Retype only what runs from the first line of the listing to the line holding "import matplotlib.pyplot as plt", both included. Do not retype the pictures.

◇ ◇ ◇ ◇

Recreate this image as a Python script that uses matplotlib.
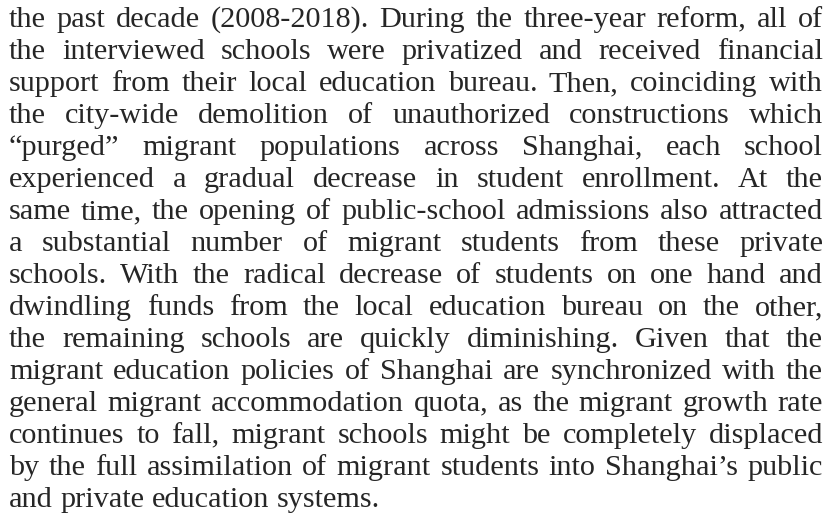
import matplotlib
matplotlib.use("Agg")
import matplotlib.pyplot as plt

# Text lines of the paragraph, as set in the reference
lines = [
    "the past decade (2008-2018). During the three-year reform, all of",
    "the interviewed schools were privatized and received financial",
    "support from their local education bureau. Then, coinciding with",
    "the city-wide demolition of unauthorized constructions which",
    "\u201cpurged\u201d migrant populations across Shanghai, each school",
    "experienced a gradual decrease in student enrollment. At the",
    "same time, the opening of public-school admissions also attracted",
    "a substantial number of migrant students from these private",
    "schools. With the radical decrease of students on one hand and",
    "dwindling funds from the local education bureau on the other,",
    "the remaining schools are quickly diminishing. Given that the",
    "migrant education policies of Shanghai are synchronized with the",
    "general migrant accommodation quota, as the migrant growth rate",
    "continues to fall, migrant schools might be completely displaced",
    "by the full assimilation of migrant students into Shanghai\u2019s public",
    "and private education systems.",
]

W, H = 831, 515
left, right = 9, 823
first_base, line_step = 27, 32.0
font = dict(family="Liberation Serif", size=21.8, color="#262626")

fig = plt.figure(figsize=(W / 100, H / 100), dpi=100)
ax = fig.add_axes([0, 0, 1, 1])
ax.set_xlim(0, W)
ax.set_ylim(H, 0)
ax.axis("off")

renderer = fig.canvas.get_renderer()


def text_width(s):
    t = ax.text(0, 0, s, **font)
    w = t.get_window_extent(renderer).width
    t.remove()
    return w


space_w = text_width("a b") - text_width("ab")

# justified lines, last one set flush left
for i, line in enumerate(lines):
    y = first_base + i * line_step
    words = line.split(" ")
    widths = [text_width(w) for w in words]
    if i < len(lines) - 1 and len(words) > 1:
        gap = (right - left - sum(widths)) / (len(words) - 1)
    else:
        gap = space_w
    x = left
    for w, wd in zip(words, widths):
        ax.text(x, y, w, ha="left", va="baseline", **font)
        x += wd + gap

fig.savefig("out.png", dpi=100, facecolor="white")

◇ ◇ ◇ ◇

TASK SOLUTION:
Recreate this image as a Python script that uses matplotlib.
import matplotlib
matplotlib.use("Agg")
import matplotlib.pyplot as plt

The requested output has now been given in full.